Namun, penting untuk menyoroti bagaimana Mission HMI tetap relevan di tengah tantangan zaman. Seiring perubahan sosial dan politik yang terus berkembang, HMI dihadapkan pada tugas berat untuk menjawab kebutuhan bangsa dan umat Islam. Landasan keislaman yang diajarkan organisasi ini bukan hanya sekadar dogma, tetapi juga pedoman moral dalam berperan aktif memajukan masyarakat. Hal ini menggarisbawahi keharusan kader HMI untuk menjadi intelektual yang tidak hanya menguasai ilmu pengetahuan, tetapi juga mampu mengaplikasikan nilai-nilai Islam dalam kehidupan berbangsa dan bernegara.
Jika ditinjau dari konteks kebangsaan/keindonesiaan, HMI memiliki tanggung jawab besar dalam mencetak kader-kader yang berintegritas, memiliki wawasan luas, serta mampu berperan aktif dalam menjawab tantangan bangsa. Mahasiswa sebagai agen perubahan (agent of change) harus berkontribusi dalam menyelesaikan permasalahan sosial, politik, ekonomi, dan budaya. HMI, sebagai organisasi kader, berperan penting dalam membentuk insan akademis yang kritis dan solutif terhadap persoalan bangsa.
Di sisi lain, dari perspektif keumatan/keislaman, HMI harus mampu menjadi penjaga moral dan nilai-nilai Islam dalam kehidupan berbangsa dan bernegara. HMI tidak boleh hanya menjadi organisasi formalitas, tetapi harus terus bergerak dalam upaya dakwah intelektual yang konstruktif dan mencerahkan. Islam sebagai rahmat bagi seluruh alam (rahmatan lil ‘alamin) harus diterjemahkan dalam gerakan nyata yang memberikan manfaat bagi umat.

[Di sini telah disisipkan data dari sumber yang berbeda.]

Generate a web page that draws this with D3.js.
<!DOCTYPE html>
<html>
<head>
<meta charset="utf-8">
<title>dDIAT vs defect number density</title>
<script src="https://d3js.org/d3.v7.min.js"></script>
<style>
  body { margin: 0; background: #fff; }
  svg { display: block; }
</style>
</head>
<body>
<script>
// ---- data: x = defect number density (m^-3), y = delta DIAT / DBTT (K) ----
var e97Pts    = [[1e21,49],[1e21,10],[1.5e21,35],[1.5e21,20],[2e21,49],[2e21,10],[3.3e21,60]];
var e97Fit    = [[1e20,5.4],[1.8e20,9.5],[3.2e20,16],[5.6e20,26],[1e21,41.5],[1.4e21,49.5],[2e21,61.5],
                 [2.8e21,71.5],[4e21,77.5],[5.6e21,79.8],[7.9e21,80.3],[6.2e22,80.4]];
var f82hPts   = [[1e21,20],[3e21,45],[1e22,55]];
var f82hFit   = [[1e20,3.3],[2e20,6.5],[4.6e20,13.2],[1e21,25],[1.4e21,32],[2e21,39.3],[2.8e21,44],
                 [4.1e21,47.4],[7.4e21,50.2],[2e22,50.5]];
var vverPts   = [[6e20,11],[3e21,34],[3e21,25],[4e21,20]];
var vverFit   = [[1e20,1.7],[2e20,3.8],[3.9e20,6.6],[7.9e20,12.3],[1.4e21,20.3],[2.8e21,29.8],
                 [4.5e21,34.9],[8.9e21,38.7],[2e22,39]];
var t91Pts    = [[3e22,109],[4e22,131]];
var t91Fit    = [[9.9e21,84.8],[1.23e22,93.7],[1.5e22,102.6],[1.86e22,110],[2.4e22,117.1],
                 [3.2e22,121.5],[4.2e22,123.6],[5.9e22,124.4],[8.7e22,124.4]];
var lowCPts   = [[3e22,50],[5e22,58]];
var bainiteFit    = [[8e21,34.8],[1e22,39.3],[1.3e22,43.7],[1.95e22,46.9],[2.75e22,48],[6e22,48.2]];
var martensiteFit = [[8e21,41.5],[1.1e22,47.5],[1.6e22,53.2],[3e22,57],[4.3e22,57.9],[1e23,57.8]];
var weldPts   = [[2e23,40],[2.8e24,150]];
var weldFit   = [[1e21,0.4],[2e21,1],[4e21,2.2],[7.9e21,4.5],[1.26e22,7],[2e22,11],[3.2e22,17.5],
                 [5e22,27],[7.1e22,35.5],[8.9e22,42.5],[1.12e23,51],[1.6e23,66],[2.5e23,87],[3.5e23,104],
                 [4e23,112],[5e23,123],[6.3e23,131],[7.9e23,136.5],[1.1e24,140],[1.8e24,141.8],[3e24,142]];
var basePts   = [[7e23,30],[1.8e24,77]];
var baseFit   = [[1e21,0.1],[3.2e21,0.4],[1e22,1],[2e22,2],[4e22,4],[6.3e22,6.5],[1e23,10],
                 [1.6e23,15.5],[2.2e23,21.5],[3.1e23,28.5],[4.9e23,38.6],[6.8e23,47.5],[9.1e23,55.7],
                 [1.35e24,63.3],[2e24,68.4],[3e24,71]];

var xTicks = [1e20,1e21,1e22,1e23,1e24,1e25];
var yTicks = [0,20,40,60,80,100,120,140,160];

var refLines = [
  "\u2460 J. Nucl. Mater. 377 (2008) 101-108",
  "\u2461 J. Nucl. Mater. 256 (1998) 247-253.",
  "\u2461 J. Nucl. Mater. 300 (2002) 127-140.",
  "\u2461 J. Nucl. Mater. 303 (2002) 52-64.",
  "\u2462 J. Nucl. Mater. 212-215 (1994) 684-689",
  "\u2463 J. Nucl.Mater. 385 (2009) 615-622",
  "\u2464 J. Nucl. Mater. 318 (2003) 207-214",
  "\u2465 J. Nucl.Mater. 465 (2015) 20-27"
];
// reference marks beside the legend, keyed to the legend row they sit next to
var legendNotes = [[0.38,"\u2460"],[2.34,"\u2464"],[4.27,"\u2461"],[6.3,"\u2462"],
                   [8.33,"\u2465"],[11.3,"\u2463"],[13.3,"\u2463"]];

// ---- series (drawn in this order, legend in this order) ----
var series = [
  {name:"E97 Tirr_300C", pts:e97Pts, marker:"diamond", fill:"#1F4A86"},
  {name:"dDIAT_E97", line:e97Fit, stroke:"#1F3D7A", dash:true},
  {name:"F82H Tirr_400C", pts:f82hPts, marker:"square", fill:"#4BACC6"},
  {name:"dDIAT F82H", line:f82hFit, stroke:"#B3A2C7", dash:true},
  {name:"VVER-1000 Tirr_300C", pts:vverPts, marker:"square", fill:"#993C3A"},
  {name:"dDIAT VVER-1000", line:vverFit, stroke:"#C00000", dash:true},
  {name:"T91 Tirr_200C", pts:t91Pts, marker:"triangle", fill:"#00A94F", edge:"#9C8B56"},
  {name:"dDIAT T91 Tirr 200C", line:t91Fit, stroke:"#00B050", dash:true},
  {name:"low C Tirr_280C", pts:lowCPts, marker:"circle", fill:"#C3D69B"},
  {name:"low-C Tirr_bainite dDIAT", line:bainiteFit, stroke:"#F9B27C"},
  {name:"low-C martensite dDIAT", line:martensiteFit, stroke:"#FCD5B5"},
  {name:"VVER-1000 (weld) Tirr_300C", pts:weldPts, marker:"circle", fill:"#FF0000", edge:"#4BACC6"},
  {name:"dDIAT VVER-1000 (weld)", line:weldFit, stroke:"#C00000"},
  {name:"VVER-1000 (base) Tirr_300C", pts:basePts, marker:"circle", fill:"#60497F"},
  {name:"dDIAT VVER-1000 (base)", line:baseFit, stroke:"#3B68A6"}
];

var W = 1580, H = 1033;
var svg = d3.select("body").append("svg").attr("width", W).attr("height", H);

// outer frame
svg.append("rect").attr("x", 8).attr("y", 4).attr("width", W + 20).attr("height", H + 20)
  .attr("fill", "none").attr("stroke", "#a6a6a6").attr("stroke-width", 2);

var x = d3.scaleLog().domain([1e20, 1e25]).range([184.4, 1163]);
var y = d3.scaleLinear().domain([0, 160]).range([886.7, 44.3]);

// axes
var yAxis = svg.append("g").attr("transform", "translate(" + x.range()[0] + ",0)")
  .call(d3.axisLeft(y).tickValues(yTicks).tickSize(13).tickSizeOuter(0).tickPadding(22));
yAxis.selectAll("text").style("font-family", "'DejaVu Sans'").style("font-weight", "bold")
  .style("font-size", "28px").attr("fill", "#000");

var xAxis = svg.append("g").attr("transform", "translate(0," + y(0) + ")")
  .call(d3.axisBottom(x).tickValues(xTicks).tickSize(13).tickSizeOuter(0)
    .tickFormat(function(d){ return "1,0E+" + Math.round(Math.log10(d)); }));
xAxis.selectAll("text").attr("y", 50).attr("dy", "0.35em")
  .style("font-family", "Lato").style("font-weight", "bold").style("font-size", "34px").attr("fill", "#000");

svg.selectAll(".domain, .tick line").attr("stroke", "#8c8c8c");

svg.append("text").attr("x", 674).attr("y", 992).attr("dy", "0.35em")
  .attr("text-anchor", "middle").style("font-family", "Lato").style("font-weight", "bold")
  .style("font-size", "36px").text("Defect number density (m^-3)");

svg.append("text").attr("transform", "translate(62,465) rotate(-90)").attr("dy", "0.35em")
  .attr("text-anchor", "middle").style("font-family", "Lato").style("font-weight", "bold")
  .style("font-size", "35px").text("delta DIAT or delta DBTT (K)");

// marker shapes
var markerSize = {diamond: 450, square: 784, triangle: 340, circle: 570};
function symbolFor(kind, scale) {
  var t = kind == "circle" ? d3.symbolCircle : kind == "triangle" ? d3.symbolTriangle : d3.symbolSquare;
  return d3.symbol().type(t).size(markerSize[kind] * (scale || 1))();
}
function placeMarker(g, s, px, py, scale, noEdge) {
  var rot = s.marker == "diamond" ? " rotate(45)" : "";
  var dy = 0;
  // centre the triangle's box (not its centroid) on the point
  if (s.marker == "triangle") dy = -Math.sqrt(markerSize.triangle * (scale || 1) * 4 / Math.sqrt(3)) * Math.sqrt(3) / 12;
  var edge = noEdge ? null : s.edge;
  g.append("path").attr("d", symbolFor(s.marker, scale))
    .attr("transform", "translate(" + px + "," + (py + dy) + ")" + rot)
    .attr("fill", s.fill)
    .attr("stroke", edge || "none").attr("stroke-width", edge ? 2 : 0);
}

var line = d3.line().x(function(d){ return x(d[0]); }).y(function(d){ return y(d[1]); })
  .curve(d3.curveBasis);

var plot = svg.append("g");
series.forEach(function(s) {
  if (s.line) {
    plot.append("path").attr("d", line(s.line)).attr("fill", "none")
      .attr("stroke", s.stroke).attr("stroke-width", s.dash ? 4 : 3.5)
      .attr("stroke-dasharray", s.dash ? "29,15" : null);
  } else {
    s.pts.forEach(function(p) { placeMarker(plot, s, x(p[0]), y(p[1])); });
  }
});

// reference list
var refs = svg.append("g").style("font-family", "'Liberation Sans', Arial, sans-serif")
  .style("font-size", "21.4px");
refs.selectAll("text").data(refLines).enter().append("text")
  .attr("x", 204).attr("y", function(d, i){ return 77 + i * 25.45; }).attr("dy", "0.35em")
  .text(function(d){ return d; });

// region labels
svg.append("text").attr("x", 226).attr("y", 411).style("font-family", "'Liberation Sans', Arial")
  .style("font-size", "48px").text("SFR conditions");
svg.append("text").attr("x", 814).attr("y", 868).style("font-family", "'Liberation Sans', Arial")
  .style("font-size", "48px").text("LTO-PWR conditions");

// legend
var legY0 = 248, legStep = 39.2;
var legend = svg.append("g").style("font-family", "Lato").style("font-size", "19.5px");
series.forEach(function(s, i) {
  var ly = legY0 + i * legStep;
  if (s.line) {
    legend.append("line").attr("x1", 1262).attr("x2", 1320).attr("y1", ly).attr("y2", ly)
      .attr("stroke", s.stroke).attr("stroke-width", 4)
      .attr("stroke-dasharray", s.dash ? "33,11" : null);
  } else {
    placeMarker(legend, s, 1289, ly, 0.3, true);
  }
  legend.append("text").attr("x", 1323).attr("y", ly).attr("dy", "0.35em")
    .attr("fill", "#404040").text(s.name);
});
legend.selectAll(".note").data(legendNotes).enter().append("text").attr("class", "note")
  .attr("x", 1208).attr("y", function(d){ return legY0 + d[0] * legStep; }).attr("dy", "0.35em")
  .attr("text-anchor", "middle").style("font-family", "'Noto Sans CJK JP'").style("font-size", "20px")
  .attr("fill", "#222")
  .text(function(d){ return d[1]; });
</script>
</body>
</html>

Dalam pandangan saya, Mission HMI memiliki relevansi tinggi untuk menjawab persoalan bangsa dan umat Islam, khususnya di masa kini. HMI mampu mengintegrasikan pemikiran keislaman dengan keindonesiaan, sebuah kombinasi yang penting dalam menjaga harmoni sosial di tengah keberagaman. Komitmen kader terhadap kedua nilai ini seharusnya tidak hanya menjadi wacana, melainkan juga diwujudkan dalam tindakan nyata. Gerakan normatif-reedukatif yang dijadikan strategi perubahan sosial oleh HMI merupakan langkah efektif untuk merekonstruksi paradigma masyarakat secara perlahan tetapi berkelanjutan.

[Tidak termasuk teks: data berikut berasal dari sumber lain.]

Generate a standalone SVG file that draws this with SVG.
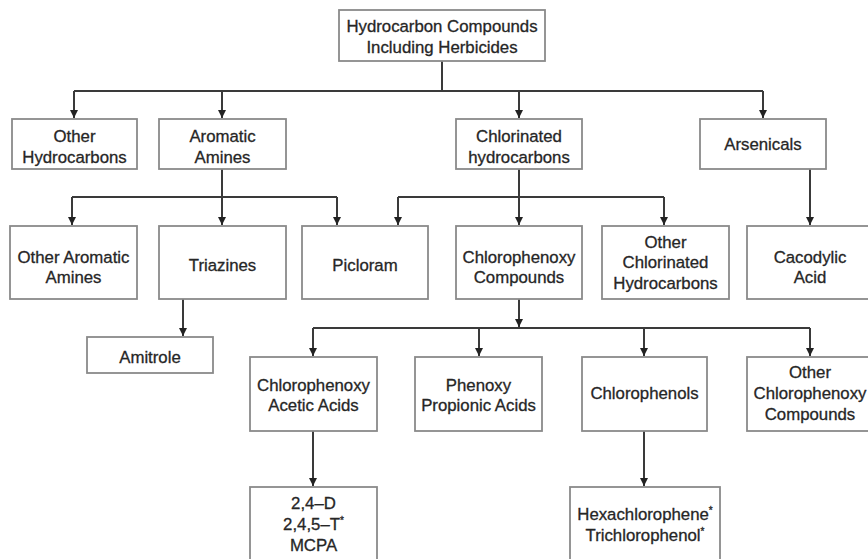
<svg xmlns="http://www.w3.org/2000/svg" width="868" height="559" viewBox="0 0 868 559">
<style>
.box{fill:#fff;stroke:#8a8a8a;stroke-width:1.8}
.t{font-family:"Liberation Sans",Arial,sans-serif;font-size:16.8px;fill:#262626;stroke:#262626;stroke-width:0.3;text-anchor:middle}
.ln{fill:none;stroke:#3a3a3a;stroke-width:2}
.sup{font-size:10px}
</style>
<defs>
<marker id="ah" markerWidth="8" markerHeight="10" refX="8" refY="4" orient="auto" markerUnits="userSpaceOnUse" viewBox="0 0 8 8">
<path d="M0,0 L8,4 L0,8 z" fill="#222"/>
</marker>
</defs>
<rect width="868" height="559" fill="#fff"/>
<g id="connectors">
<path class="ln" d="M442,61 V91 M74,91 H763"/>
<path class="ln" d="M74,91 V118" marker-end="url(#ah)"/>
<path class="ln" d="M222,91 V118" marker-end="url(#ah)"/>
<path class="ln" d="M519,91 V118" marker-end="url(#ah)"/>
<path class="ln" d="M763,91 V118" marker-end="url(#ah)"/>
<path class="ln" d="M222,169 V197 M72,197 H337"/>
<path class="ln" d="M72,197 V225" marker-end="url(#ah)"/>
<path class="ln" d="M222,197 V225" marker-end="url(#ah)"/>
<path class="ln" d="M337,197 V225" marker-end="url(#ah)"/>
<path class="ln" d="M519,169 V197 M398,197 H664"/>
<path class="ln" d="M398,197 V225" marker-end="url(#ah)"/>
<path class="ln" d="M519,197 V225" marker-end="url(#ah)"/>
<path class="ln" d="M664,197 V225" marker-end="url(#ah)"/>
<path class="ln" d="M810,169 V225" marker-end="url(#ah)"/>
<path class="ln" d="M183,299 V336" marker-end="url(#ah)"/>
<path class="ln" d="M519,299 V327" marker-end="url(#ah)"/>
<path class="ln" d="M313,328 H810"/>
<path class="ln" d="M313,328 V356" marker-end="url(#ah)"/>
<path class="ln" d="M479,328 V356" marker-end="url(#ah)"/>
<path class="ln" d="M644,328 V356" marker-end="url(#ah)"/>
<path class="ln" d="M810,328 V356" marker-end="url(#ah)"/>
<path class="ln" d="M313,431 V486" marker-end="url(#ah)"/>
<path class="ln" d="M644,431 V486" marker-end="url(#ah)"/>
</g>
<g id="n-root"><rect class="box" x="339" y="10" width="206" height="51"/><text class="t" x="442" y="32">Hydrocarbon Compounds</text><text class="t" x="442" y="53">Including Herbicides</text></g>
<g id="n-other-hc"><rect class="box" x="12" y="119" width="125" height="50"/><text class="t" x="74.5" y="142">Other</text><text class="t" x="74.5" y="163">Hydrocarbons</text></g>
<g id="n-aromatic"><rect class="box" x="159" y="119" width="127" height="50"/><text class="t" x="222.5" y="142">Aromatic</text><text class="t" x="222.5" y="163">Amines</text></g>
<g id="n-chlorinated"><rect class="box" x="456" y="119" width="126" height="50"/><text class="t" x="519" y="142">Chlorinated</text><text class="t" x="519" y="163">hydrocarbons</text></g>
<g id="n-arsenicals"><rect class="box" x="700" y="119" width="126" height="50"/><text class="t" x="763" y="150">Arsenicals</text></g>
<g id="n-other-aromatic"><rect class="box" x="10" y="226" width="127" height="73"/><text class="t" x="73.5" y="263">Other Aromatic</text><text class="t" x="73.5" y="283">Amines</text></g>
<g id="n-triazines"><rect class="box" x="159" y="226" width="127" height="73"/><text class="t" x="222.5" y="271">Triazines</text></g>
<g id="n-picloram"><rect class="box" x="302" y="226" width="126" height="73"/><text class="t" x="365" y="271">Picloram</text></g>
<g id="n-chlorophenoxy"><rect class="box" x="456" y="226" width="126" height="73"/><text class="t" x="519" y="263">Chlorophenoxy</text><text class="t" x="519" y="283">Compounds</text></g>
<g id="n-other-chlorinated"><rect class="box" x="602" y="226" width="127" height="73"/><text class="t" x="665.5" y="248">Other</text><text class="t" x="665.5" y="268">Chlorinated</text><text class="t" x="665.5" y="289">Hydrocarbons</text></g>
<g id="n-cacodylic"><rect class="box" x="747" y="226" width="128" height="73"/><text class="t" x="810" y="263">Cacodylic</text><text class="t" x="810" y="283">Acid</text></g>
<g id="n-amitrole"><rect class="box" x="87" y="337" width="126" height="36"/><text class="t" x="150" y="363">Amitrole</text></g>
<g id="n-acetic"><rect class="box" x="250" y="357" width="127" height="74"/><text class="t" x="313.5" y="391">Chlorophenoxy</text><text class="t" x="313.5" y="411">Acetic Acids</text></g>
<g id="n-propionic"><rect class="box" x="415" y="357" width="127" height="74"/><text class="t" x="478.5" y="391">Phenoxy</text><text class="t" x="478.5" y="411">Propionic Acids</text></g>
<g id="n-chlorophenols"><rect class="box" x="582" y="357" width="125" height="74"/><text class="t" x="644.5" y="399">Chlorophenols</text></g>
<g id="n-other-chlorophenoxy"><rect class="box" x="747" y="357" width="128" height="74"/><text class="t" x="810" y="378">Other</text><text class="t" x="810" y="399">Chlorophenoxy</text><text class="t" x="810" y="420">Compounds</text></g>
<g id="n-24d"><rect class="box" x="250" y="487" width="127" height="80"/><text class="t" x="313.5" y="509">2,4–D</text><text class="t" x="313.5" y="530">2,4,5–T<tspan class="sup" dy="-6">*</tspan></text><text class="t" x="313.5" y="551">MCPA</text></g>
<g id="n-hexa"><rect class="box" x="570" y="487" width="150" height="80"/><text class="t" x="645" y="520">Hexachlorophene<tspan class="sup" dy="-6">*</tspan></text><text class="t" x="645" y="541">Trichlorophenol<tspan class="sup" dy="-6">*</tspan></text></g>
</svg>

Namun, tantangan yang dihadapi HMI tidaklah ringan. Sebagai organisasi mahasiswa, HMI harus mampu mempertahankan independensinya di tengah tarik-menarik kepentingan politik dan ideologi. Selain itu, keberadaan HMI juga harus tetap relevan dengan kebutuhan generasi muda yang semakin dinamis dan kritis. Oleh karena itu, proses perkaderan HMI perlu diperkuat dengan inovasi metode pendidikan yang tidak hanya bersifat teoritis, tetapi juga aplikatif dan responsif terhadap perkembangan zaman dengan mengandalkan teknologi digital.
HMI juga dihadapkan pada tugas besar untuk memastikan bahwa bonus demografi yang dimiliki Indonesia tidak menjadi beban, melainkan peluang untuk memperbaiki kualitas bangsa. Dalam hal ini, misi HMI untuk mencetak insan akademis yang bernapaskan Islam menjadi sangat penting. Kader HMI diharapkan menjadi agen perubahan yang membawa manfaat bagi bangsa, baik melalui kontribusi di bidang pendidikan, ekonomi, sosial, maupun politik.
Sebagai Muslim-Nasionalis, kader HMI memiliki tanggung jawab moral untuk menjadikan Islam sebagai rahmat bagi seluruh alam (rahmatan lil ‘alamin). Hal ini hanya dapat terwujud jika HMI dan kader-kadernya konsisten dalam menghayati nilai-nilai Islam dan mempraktikkannya dalam kehidupan sehari-hari. Di sinilah pentingnya kesadaran bahwa perjuangan HMI tidak hanya terbatas pada ruang diskusi, tetapi juga harus berdampak nyata bagi masyarakat.